DO THIS >> Once the pictures are set aside, transcribe the remaining data exactly.
---------- DATA
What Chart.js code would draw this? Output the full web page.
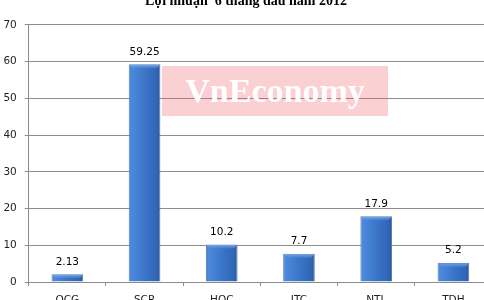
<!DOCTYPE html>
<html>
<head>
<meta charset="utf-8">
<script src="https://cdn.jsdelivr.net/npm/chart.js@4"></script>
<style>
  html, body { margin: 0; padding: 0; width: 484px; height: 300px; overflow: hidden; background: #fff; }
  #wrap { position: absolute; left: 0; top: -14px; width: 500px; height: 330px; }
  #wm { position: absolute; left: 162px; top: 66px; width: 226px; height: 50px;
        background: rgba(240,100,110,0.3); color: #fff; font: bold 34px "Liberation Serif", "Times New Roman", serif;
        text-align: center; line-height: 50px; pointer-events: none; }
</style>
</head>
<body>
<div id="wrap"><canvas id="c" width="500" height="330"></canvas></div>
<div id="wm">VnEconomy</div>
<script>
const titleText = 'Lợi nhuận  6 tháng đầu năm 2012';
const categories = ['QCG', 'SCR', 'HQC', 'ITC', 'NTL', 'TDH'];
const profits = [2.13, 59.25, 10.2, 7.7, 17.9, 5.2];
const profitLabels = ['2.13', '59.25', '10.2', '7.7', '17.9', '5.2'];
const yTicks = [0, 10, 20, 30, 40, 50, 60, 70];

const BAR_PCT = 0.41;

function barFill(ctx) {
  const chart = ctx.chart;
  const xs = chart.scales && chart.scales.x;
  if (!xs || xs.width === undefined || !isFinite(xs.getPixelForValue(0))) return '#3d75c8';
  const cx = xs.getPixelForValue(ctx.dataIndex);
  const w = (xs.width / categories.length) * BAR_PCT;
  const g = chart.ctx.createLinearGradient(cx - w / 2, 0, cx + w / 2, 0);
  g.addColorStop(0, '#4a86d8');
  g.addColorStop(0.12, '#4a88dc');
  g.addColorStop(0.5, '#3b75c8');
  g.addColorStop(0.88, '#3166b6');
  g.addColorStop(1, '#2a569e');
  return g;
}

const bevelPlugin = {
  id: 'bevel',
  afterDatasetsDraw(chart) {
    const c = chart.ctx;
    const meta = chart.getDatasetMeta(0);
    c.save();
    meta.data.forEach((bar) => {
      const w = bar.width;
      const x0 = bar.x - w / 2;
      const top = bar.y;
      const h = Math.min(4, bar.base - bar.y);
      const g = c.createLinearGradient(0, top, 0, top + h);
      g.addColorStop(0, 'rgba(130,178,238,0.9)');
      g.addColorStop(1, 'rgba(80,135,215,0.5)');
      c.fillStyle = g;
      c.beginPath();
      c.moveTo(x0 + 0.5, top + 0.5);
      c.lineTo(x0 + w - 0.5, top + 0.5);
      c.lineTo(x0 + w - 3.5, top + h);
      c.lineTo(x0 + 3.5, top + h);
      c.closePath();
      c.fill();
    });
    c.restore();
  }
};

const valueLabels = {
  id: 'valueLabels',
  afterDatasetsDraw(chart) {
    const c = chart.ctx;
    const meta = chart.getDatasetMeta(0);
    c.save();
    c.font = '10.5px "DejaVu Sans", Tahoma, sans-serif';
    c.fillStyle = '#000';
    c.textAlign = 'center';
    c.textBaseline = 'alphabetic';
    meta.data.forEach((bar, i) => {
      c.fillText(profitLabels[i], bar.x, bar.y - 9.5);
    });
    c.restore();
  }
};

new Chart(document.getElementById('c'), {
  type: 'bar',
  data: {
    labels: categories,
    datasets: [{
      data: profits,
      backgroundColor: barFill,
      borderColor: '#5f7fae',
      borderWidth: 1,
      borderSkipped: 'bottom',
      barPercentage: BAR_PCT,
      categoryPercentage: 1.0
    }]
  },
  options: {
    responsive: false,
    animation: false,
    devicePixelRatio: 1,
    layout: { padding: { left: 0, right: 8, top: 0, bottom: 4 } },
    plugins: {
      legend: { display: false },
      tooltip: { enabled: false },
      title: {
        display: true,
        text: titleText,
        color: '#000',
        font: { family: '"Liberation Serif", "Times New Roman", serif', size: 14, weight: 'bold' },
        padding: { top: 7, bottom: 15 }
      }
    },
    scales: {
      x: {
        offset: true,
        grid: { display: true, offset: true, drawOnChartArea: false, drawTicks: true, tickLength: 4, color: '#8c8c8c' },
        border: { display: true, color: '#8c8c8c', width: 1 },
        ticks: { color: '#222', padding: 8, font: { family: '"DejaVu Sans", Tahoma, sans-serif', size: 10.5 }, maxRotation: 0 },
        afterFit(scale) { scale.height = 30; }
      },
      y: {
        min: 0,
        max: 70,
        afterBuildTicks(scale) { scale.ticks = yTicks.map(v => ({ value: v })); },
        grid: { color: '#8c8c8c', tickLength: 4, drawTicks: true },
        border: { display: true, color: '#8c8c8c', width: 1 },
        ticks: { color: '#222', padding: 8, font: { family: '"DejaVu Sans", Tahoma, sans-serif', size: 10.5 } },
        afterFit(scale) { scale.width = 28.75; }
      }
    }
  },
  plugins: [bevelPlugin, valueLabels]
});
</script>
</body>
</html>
--------------------
REPLY >>
What Chart.js code would draw this? Output the full web page.
<!DOCTYPE html>
<html>
<head>
<meta charset="utf-8">
<script src="https://cdn.jsdelivr.net/npm/chart.js@4"></script>
<style>
  html, body { margin: 0; padding: 0; width: 484px; height: 300px; overflow: hidden; background: #fff; }
  #wrap { position: absolute; left: 0; top: -14px; width: 500px; height: 330px; }
  #wm { position: absolute; left: 162px; top: 66px; width: 226px; height: 50px;
        background: rgba(240,100,110,0.3); color: #fff; font: bold 34px "Liberation Serif", "Times New Roman", serif;
        text-align: center; line-height: 50px; pointer-events: none; }
</style>
</head>
<body>
<div id="wrap"><canvas id="c" width="500" height="330"></canvas></div>
<div id="wm">VnEconomy</div>
<script>
const titleText = 'Lợi nhuận  6 tháng đầu năm 2012';
const categories = ['QCG', 'SCR', 'HQC', 'ITC', 'NTL', 'TDH'];
const profits = [2.13, 59.25, 10.2, 7.7, 17.9, 5.2];
const profitLabels = ['2.13', '59.25', '10.2', '7.7', '17.9', '5.2'];
const yTicks = [0, 10, 20, 30, 40, 50, 60, 70];

const BAR_PCT = 0.41;

function barFill(ctx) {
  const chart = ctx.chart;
  const xs = chart.scales && chart.scales.x;
  if (!xs || xs.width === undefined || !isFinite(xs.getPixelForValue(0))) return '#3d75c8';
  const cx = xs.getPixelForValue(ctx.dataIndex);
  const w = (xs.width / categories.length) * BAR_PCT;
  const g = chart.ctx.createLinearGradient(cx - w / 2, 0, cx + w / 2, 0);
  g.addColorStop(0, '#4a86d8');
  g.addColorStop(0.12, '#4a88dc');
  g.addColorStop(0.5, '#3b75c8');
  g.addColorStop(0.88, '#3166b6');
  g.addColorStop(1, '#2a569e');
  return g;
}

const bevelPlugin = {
  id: 'bevel',
  afterDatasetsDraw(chart) {
    const c = chart.ctx;
    const meta = chart.getDatasetMeta(0);
    c.save();
    meta.data.forEach((bar) => {
      const w = bar.width;
      const x0 = bar.x - w / 2;
      const top = bar.y;
      const h = Math.min(4, bar.base - bar.y);
      const g = c.createLinearGradient(0, top, 0, top + h);
      g.addColorStop(0, 'rgba(130,178,238,0.9)');
      g.addColorStop(1, 'rgba(80,135,215,0.5)');
      c.fillStyle = g;
      c.beginPath();
      c.moveTo(x0 + 0.5, top + 0.5);
      c.lineTo(x0 + w - 0.5, top + 0.5);
      c.lineTo(x0 + w - 3.5, top + h);
      c.lineTo(x0 + 3.5, top + h);
      c.closePath();
      c.fill();
    });
    c.restore();
  }
};

const valueLabels = {
  id: 'valueLabels',
  afterDatasetsDraw(chart) {
    const c = chart.ctx;
    const meta = chart.getDatasetMeta(0);
    c.save();
    c.font = '10.5px "DejaVu Sans", Tahoma, sans-serif';
    c.fillStyle = '#000';
    c.textAlign = 'center';
    c.textBaseline = 'alphabetic';
    meta.data.forEach((bar, i) => {
      c.fillText(profitLabels[i], bar.x, bar.y - 9.5);
    });
    c.restore();
  }
};

new Chart(document.getElementById('c'), {
  type: 'bar',
  data: {
    labels: categories,
    datasets: [{
      data: profits,
      backgroundColor: barFill,
      borderColor: '#5f7fae',
      borderWidth: 1,
      borderSkipped: 'bottom',
      barPercentage: BAR_PCT,
      categoryPercentage: 1.0
    }]
  },
  options: {
    responsive: false,
    animation: false,
    devicePixelRatio: 1,
    layout: { padding: { left: 0, right: 8, top: 0, bottom: 4 } },
    plugins: {
      legend: { display: false },
      tooltip: { enabled: false },
      title: {
        display: true,
        text: titleText,
        color: '#000',
        font: { family: '"Liberation Serif", "Times New Roman", serif', size: 14, weight: 'bold' },
        padding: { top: 7, bottom: 15 }
      }
    },
    scales: {
      x: {
        offset: true,
        grid: { display: true, offset: true, drawOnChartArea: false, drawTicks: true, tickLength: 4, color: '#8c8c8c' },
        border: { display: true, color: '#8c8c8c', width: 1 },
        ticks: { color: '#222', padding: 8, font: { family: '"DejaVu Sans", Tahoma, sans-serif', size: 10.5 }, maxRotation: 0 },
        afterFit(scale) { scale.height = 30; }
      },
      y: {
        min: 0,
        max: 70,
        afterBuildTicks(scale) { scale.ticks = yTicks.map(v => ({ value: v })); },
        grid: { color: '#8c8c8c', tickLength: 4, drawTicks: true },
        border: { display: true, color: '#8c8c8c', width: 1 },
        ticks: { color: '#222', padding: 8, font: { family: '"DejaVu Sans", Tahoma, sans-serif', size: 10.5 } },
        afterFit(scale) { scale.width = 28.75; }
      }
    }
  },
  plugins: [bevelPlugin, valueLabels]
});
</script>
</body>
</html>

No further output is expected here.